Mongolian scripts and writing culture

Mongolian script

Researchers say that world speaks 3000 different languages, which of only 13 are spoken among large populations over 50 millions. Mongolian language and writings, however being used in small populations, has created very specific characteristics including numerous different scripts and characters representing particular ethnic groups and their dialects.

This language has been mastered through its turbulent historical periods including “Pax Mongolica“, when Mongolians have conquered half of the world states between 13th to 15th centuries, then the collapse of “Great Mongols“, when it became a part of Manchurians and lost its sovereignty, even then the period of Cold war, as this country was under an umbrella of Soviet Union.

Sometimes, it is very proud to see numerous sophisticated and well-developed scripts and characters created by Mongolians as a reflection of its rich history and peculiar culture. Considering the number of Mongolian population during its each historical times, it is a rare, but valuable contribution to the development of world languages and culture.

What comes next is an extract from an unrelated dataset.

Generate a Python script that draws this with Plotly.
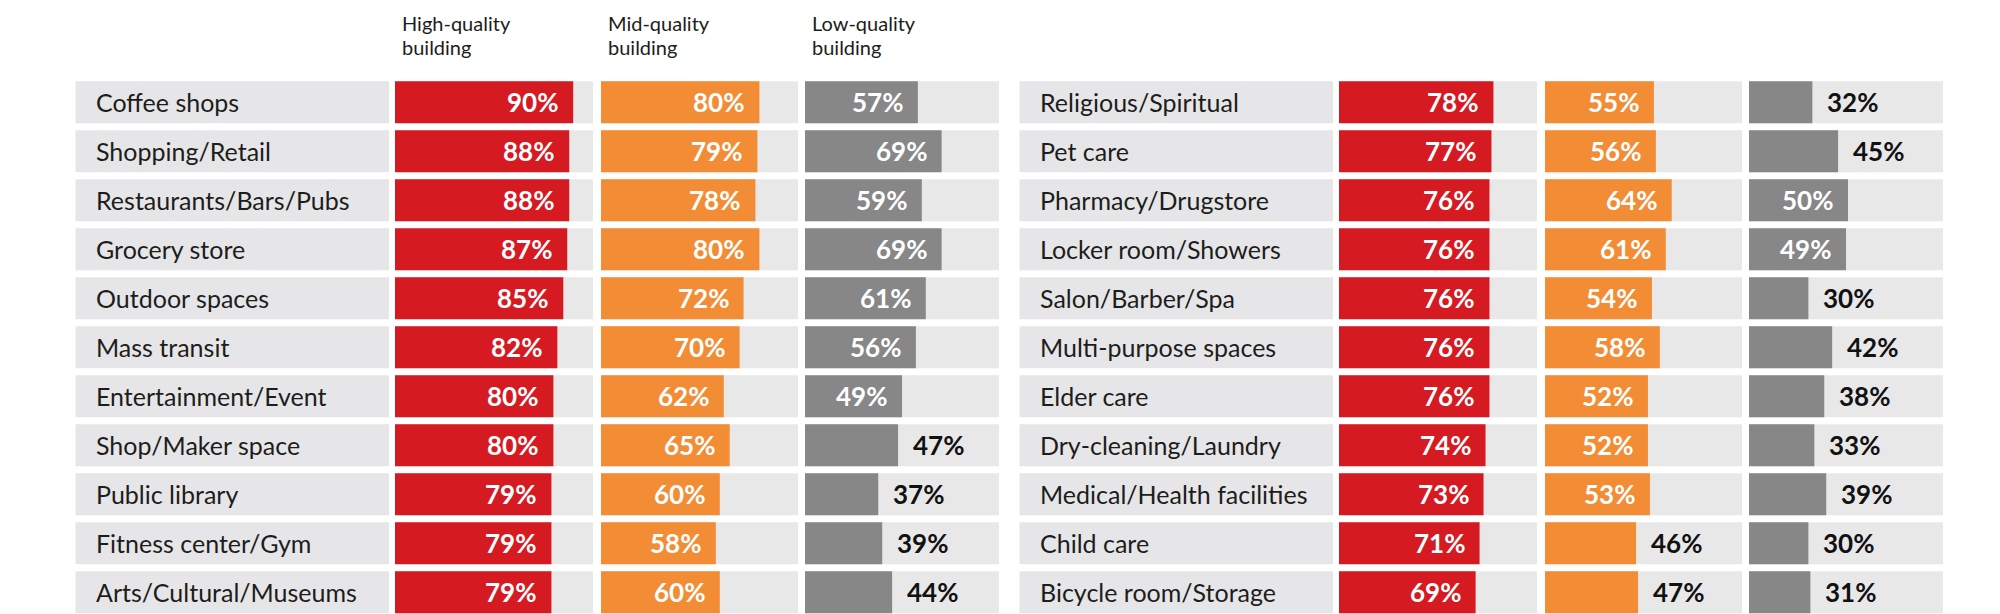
import plotly.graph_objects as go

# ---------------- data ----------------
left_categories = ["Coffee shops", "Shopping/Retail", "Restaurants/Bars/Pubs", "Grocery store",
                   "Outdoor spaces", "Mass transit", "Entertainment/Event", "Shop/Maker space",
                   "Public library", "Fitness center/Gym", "Arts/Cultural/Museums"]
left_high = [90, 88, 88, 87, 85, 82, 80, 80, 79, 79, 79]
left_mid = [80, 79, 78, 80, 72, 70, 62, 65, 60, 58, 60]
left_low = [57, 69, 59, 69, 61, 56, 49, 47, 37, 39, 44]

right_categories = ["Religious/Spiritual", "Pet care", "Pharmacy/Drugstore", "Locker room/Showers",
                    "Salon/Barber/Spa", "Multi-purpose spaces", "Elder care", "Dry-cleaning/Laundry",
                    "Medical/Health facilities", "Child care", "Bicycle room/Storage"]
right_high = [78, 77, 76, 76, 76, 76, 76, 74, 73, 71, 69]
right_mid = [55, 56, 64, 61, 54, 58, 52, 52, 53, 46, 47]
right_low = [32, 45, 50, 49, 30, 42, 38, 33, 39, 30, 31]

series_headers = [["High-quality", "building"], ["Mid-quality", "building"], ["Low-quality", "building"]]

# ---------------- style / geometry ----------------
W, H = 2000, 614
PX_PER_PCT = 1.98
panel_offsets = [0, 944]
label_bg = (67.5, 381)
tracks = [(387, 585), (593, 790), (797, 991)]
colors = ["#D51A21", "#F28D36", "#878787"]
track_color = "#E8E8E9"
label_bg_color = "#E6E6E8"
text_dark = "#1d1d1b"
FONT = "Lato"
INSIDE_MIN = 48

row_top0 = 73.3
pitch = 49.0
bar_h = 42.0
n = len(left_categories)
dom_top = row_top0 - (pitch - bar_h) / 2
dom_bot = dom_top + n * pitch
ydom = [1 - dom_bot / H, 1 - dom_top / H]
half = bar_h / pitch / 2

panels = [
    (left_categories, [left_high, left_mid, left_low]),
    (right_categories, [right_high, right_mid, right_low]),
]

fig = go.Figure()
layout = dict(
    width=W, height=H, margin=dict(l=0, r=0, t=0, b=0),
    paper_bgcolor="white", plot_bgcolor="rgba(0,0,0,0)",
    showlegend=False, barmode="overlay",
)
shapes = []
annotations = []

for p, (cats, series) in enumerate(panels):
    off = panel_offsets[p]
    yname = "y" if p == 0 else "y2"
    ykey = "yaxis" if p == 0 else "yaxis2"
    layout[ykey] = dict(
        domain=ydom, type="category", categoryarray=cats, categoryorder="array",
        range=[n - 0.5, -0.5], showticklabels=False, showgrid=False, zeroline=False,
        showline=False, ticks="", anchor="x" if p == 0 else "x4", fixedrange=True,
    )
    # label background + category text
    for i, c in enumerate(cats):
        shapes.append(dict(type="rect", xref="paper", yref=yname,
                           x0=(label_bg[0] + off) / W, x1=(label_bg[1] + off) / W,
                           y0=i - half, y1=i + half, fillcolor=label_bg_color,
                           line=dict(width=0), layer="below"))
        annotations.append(dict(xref="paper", yref=yname, x=(label_bg[0] + 18 + off) / W, y=c,
                                text=c, showarrow=False, xanchor="left", yanchor="middle",
                                font=dict(family=FONT, size=25, color=text_dark)))
    for s, vals in enumerate(series):
        k = p * 3 + s + 1
        xname = "x" if k == 1 else f"x{k}"
        xkey = "xaxis" if k == 1 else f"xaxis{k}"
        x0, x1 = tracks[s]
        layout[xkey] = dict(
            domain=[(x0 + off) / W, (x1 + off) / W], range=[0, (x1 - x0) / PX_PER_PCT],
            visible=False, anchor=yname, fixedrange=True,
        )
        for i in range(n):
            shapes.append(dict(type="rect", xref=f"{xname} domain", yref=yname,
                               x0=0, x1=1, y0=i - half, y1=i + half,
                               fillcolor=track_color, line=dict(width=0), layer="below"))
        fig.add_trace(go.Bar(
            x=vals, y=cats, orientation="h", xaxis=xname, yaxis=yname,
            marker=dict(color=colors[s], line=dict(width=0)), width=bar_h / pitch,
            hoverinfo="x+y",
        ))
        for c, v in zip(cats, vals):
            inside = v >= INSIDE_MIN
            annotations.append(dict(
                xref=xname, yref=yname, x=v, y=c, text=f"<b>{v}%</b>", showarrow=False,
                xanchor="right" if inside else "left", yanchor="middle",
                xshift=-13 if inside else 13,
                font=dict(family=FONT, size=26, color="white" if inside else "#111111"),
            ))
        if p == 0:
            for li, line in enumerate(series_headers[s]):
                annotations.append(dict(
                    xref="paper", yref="paper", x=(x0 + 6) / W, y=1 - (15 + li * 24) / H,
                    text=line, showarrow=False, xanchor="left", yanchor="middle",
                    borderpad=0,
                    font=dict(family=FONT, size=20, color=text_dark),
                ))

layout["shapes"] = shapes
layout["annotations"] = annotations
fig.update_layout(**layout)
fig.write_html("out.html")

According to linguistic studies, Mongolian is considered as an ancient group of language. It has been confirmed by Vladimortsov, a famous researcher in Mongol studies, that development of this language can be classified into 4 periods; ancient, early, medieval and modern. For instance: he claims that ancient period must be counted from the separation of Mongolian from Altai language group; then early period belongs to the very origin of this language from 11th to mid-12th; then medievel period until 16th, up to then it is considered as modern type of development.

Stele of Genghis Khagan

Of course, there are so many archeological findings underlying such researches, which one of them is “Chinggisiin Chuluunii Bichees” consists of a 5 tracks and 20 words, commemorating Yesunge’s fascinating achievement of over 400 meters exact shot by archery during a festival near a place named Bukhai Sachigai. This monument is 2 meters in length, 66 cm in width, 22 cm in thickness, found near Kharkhiraa river in Mongolia, now being stored in Hermitage museum in St Peterburg.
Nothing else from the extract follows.